PROBLEM DESCRIPTION. Using the records that follow, reproduce exactly the lines starting at the line containing "TypeScript and Chart.js." and ending at the line containing "const seriesNames = ['1D 수익률', '1W 수익률'];". Include both end lines and no pictures.
--- begin ---
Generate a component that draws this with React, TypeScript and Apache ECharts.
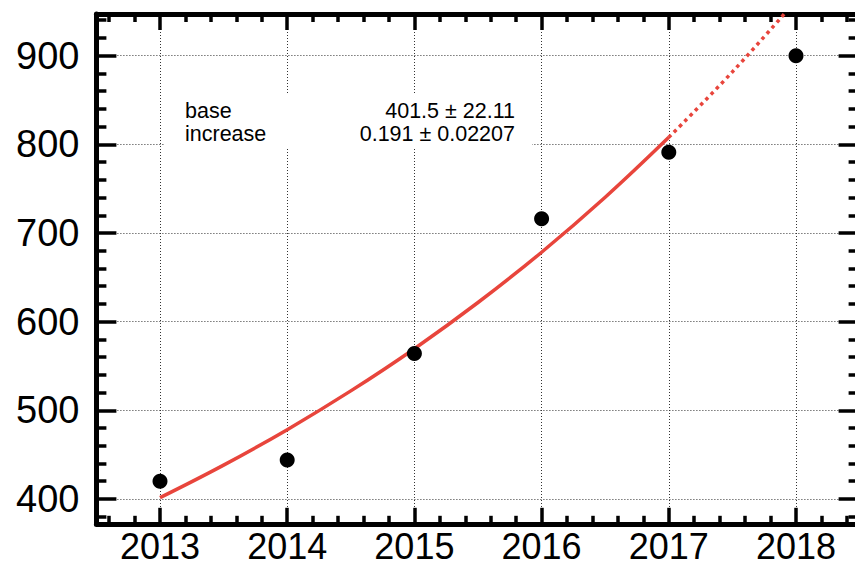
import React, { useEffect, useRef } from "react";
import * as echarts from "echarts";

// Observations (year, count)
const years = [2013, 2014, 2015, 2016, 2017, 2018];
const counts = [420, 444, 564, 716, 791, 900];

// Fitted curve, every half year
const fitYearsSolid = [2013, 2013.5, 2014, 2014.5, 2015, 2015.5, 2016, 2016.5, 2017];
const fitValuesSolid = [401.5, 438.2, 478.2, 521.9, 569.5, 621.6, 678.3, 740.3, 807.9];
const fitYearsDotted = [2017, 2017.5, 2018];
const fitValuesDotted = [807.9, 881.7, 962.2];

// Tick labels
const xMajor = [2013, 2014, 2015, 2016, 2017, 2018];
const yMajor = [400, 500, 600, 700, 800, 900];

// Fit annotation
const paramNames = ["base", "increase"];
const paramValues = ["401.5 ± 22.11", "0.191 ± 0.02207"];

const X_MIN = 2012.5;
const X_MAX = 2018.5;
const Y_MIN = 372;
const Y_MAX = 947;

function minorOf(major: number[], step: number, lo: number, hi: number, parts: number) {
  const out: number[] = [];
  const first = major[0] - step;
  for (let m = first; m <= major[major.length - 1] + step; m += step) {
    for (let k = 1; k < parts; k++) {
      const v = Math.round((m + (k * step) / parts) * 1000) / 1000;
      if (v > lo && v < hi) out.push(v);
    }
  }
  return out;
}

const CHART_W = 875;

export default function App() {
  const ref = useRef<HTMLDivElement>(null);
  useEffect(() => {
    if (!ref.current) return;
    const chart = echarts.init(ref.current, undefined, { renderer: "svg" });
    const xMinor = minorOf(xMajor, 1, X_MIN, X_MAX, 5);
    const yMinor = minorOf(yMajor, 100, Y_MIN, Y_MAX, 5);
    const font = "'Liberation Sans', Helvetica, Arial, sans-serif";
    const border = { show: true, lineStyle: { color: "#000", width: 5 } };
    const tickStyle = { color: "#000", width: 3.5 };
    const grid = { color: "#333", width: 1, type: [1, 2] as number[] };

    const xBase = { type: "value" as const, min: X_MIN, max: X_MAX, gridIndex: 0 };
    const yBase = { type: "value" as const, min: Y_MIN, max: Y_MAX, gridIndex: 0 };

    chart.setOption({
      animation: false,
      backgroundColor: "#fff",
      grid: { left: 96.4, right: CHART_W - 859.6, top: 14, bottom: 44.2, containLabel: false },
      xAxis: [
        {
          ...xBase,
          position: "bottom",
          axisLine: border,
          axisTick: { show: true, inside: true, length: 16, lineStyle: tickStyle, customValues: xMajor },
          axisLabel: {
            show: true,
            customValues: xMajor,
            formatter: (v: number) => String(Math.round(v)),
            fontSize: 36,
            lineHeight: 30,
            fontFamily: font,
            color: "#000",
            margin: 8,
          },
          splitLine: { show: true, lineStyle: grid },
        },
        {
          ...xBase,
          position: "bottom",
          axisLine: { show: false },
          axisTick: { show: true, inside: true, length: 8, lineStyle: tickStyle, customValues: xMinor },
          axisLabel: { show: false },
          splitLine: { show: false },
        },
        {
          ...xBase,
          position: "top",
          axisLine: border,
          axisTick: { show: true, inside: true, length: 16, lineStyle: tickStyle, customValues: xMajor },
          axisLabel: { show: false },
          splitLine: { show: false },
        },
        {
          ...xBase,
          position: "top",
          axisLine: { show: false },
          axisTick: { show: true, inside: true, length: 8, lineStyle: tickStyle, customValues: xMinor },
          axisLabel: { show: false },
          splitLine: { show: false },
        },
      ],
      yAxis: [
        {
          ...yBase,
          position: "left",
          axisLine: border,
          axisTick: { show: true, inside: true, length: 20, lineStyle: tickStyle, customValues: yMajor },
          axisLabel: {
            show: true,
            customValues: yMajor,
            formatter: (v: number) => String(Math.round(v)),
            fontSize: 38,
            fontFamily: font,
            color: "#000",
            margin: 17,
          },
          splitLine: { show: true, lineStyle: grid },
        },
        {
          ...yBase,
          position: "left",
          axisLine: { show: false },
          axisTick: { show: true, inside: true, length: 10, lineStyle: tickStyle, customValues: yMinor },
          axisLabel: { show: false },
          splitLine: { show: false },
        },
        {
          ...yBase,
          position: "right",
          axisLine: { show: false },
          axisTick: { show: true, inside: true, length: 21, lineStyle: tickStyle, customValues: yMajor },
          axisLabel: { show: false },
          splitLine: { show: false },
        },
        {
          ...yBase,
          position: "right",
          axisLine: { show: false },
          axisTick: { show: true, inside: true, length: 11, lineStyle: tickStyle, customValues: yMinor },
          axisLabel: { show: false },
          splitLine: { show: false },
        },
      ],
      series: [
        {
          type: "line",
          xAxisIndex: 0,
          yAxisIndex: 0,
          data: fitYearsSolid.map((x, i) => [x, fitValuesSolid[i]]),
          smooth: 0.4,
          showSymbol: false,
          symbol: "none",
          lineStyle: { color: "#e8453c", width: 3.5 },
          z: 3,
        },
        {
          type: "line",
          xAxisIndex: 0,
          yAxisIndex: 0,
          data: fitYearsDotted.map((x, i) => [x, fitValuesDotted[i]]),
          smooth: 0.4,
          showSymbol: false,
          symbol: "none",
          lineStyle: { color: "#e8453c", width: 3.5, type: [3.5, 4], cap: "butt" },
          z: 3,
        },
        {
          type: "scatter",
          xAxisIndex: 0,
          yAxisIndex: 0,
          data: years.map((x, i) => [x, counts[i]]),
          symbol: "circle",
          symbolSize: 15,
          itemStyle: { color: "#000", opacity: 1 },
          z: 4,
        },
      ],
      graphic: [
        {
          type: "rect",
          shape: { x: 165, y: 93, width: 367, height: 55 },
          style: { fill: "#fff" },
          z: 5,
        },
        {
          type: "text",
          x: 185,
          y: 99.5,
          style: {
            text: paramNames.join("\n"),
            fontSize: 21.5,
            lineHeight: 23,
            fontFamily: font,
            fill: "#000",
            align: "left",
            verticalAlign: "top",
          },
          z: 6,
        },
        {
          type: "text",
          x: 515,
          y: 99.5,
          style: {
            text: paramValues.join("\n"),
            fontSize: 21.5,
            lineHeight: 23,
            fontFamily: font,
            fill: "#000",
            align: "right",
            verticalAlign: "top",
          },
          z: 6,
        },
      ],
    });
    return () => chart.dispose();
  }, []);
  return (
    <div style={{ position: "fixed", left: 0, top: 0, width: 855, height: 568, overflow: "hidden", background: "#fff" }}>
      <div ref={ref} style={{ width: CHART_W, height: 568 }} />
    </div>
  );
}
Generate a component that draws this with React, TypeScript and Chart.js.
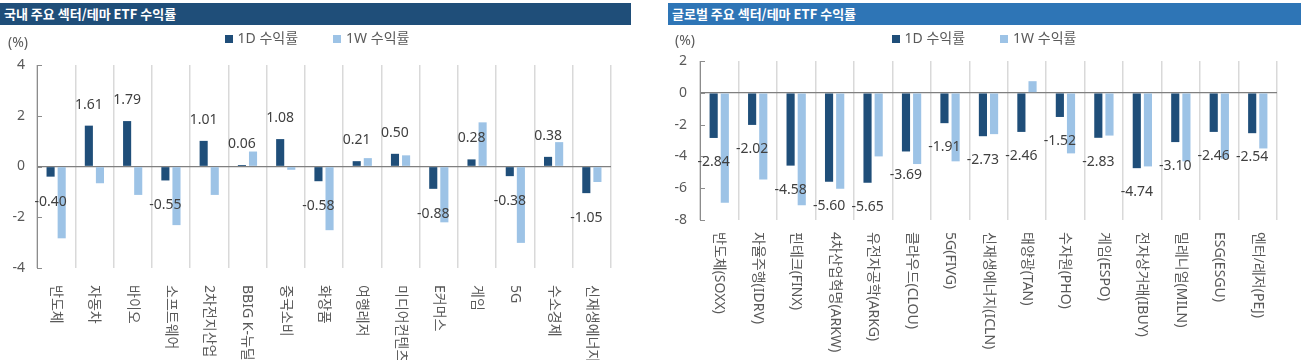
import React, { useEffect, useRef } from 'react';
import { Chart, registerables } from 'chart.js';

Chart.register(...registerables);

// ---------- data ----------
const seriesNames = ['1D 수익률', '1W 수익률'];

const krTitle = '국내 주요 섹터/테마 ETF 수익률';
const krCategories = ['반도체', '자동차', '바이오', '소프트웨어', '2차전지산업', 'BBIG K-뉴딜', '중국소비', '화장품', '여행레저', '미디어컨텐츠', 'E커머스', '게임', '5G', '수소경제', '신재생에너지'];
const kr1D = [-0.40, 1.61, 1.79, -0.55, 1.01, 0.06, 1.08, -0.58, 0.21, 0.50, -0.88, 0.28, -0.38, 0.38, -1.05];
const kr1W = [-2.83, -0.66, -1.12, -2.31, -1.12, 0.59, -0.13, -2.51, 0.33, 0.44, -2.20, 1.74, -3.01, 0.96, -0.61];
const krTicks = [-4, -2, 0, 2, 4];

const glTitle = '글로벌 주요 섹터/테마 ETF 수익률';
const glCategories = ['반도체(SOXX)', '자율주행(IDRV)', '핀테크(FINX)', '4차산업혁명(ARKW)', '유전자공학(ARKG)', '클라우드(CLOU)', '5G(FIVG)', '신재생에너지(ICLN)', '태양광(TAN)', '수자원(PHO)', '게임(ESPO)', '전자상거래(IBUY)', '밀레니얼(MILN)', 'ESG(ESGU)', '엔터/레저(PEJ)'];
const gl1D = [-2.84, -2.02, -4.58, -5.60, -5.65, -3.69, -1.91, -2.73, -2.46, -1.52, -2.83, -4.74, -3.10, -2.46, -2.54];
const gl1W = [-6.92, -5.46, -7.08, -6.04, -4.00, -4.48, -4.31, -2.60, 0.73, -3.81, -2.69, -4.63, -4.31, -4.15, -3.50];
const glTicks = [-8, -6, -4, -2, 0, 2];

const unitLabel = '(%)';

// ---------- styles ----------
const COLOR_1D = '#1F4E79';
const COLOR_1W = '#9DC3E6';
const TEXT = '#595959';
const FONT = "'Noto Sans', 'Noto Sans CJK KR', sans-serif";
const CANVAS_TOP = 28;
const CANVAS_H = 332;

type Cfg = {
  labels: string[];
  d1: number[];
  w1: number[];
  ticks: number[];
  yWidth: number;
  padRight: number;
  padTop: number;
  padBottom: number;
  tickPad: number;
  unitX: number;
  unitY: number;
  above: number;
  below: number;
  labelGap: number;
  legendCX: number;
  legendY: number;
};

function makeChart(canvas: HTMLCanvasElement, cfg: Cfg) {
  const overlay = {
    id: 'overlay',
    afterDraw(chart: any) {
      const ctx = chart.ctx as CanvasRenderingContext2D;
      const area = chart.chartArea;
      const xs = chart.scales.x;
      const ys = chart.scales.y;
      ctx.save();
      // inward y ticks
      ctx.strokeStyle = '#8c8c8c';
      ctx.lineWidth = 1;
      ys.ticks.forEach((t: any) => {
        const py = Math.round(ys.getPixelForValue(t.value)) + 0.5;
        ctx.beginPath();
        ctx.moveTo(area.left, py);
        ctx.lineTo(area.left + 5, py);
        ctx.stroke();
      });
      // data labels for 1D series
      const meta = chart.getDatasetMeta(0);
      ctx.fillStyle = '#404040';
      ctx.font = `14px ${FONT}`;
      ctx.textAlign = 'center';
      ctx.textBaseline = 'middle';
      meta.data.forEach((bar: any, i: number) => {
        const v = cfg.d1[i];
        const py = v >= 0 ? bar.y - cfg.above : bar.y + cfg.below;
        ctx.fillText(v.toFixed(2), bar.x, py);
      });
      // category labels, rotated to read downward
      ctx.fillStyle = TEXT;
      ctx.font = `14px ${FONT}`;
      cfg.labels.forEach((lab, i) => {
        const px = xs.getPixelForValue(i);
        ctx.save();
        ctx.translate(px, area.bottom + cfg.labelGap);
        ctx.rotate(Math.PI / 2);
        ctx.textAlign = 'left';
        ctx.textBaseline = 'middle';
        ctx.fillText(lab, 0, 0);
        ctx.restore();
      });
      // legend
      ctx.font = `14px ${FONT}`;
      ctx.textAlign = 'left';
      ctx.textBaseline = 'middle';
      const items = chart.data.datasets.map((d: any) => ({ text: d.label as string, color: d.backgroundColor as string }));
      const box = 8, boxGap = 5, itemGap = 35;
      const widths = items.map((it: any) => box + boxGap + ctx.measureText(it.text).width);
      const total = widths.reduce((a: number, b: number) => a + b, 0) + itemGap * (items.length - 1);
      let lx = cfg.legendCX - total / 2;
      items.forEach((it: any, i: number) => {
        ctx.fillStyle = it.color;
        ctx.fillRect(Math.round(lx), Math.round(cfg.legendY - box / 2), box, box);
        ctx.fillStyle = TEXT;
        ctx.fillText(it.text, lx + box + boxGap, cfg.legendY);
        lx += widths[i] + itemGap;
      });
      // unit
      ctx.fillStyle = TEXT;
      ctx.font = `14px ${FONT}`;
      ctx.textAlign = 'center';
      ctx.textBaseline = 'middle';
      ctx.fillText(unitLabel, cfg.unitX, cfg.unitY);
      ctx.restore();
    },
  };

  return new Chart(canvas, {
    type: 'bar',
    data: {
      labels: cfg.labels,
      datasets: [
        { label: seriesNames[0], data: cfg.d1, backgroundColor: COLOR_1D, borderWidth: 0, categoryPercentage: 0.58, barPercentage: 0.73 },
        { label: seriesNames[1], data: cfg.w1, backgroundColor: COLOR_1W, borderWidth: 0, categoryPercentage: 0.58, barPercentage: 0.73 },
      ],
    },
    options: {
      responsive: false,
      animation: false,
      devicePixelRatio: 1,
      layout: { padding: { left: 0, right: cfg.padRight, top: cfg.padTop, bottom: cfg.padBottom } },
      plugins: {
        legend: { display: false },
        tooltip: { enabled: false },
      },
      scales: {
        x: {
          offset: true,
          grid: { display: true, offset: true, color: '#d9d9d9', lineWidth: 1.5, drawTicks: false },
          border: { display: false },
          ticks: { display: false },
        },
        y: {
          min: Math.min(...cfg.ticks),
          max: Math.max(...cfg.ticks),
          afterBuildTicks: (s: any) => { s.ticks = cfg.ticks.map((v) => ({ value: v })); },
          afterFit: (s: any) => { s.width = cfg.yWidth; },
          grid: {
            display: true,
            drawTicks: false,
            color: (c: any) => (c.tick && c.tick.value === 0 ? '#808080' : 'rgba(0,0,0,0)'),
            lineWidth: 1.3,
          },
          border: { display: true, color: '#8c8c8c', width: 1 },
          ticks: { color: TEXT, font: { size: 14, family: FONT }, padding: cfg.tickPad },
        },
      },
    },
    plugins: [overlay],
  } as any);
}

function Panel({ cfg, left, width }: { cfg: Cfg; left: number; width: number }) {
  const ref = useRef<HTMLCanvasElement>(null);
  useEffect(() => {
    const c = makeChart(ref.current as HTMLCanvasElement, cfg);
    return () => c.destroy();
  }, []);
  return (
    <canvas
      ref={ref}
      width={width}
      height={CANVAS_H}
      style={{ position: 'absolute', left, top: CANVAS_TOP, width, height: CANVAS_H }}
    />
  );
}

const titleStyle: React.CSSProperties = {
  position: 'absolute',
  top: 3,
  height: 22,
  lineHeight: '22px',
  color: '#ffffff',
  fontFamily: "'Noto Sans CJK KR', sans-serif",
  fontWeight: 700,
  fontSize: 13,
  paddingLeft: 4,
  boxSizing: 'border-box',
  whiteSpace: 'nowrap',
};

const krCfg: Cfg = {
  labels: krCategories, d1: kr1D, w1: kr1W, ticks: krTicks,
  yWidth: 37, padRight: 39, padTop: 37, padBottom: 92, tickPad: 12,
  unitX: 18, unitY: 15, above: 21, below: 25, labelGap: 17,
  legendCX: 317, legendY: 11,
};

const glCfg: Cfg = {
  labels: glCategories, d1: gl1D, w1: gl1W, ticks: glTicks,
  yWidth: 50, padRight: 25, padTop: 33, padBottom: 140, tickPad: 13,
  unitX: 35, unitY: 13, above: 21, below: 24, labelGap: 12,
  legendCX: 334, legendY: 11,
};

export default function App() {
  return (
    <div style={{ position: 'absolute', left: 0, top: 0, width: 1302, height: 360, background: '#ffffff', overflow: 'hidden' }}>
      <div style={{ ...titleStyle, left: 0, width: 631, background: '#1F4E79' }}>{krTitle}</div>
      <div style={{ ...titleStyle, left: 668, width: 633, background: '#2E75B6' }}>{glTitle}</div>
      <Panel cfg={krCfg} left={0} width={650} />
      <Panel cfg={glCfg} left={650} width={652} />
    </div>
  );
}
--- end ---
IN RESPONSE.
Generate a component that draws this with React, TypeScript and Chart.js.
import React, { useEffect, useRef } from 'react';
import { Chart, registerables } from 'chart.js';

Chart.register(...registerables);

// ---------- data ----------
const seriesNames = ['1D 수익률', '1W 수익률'];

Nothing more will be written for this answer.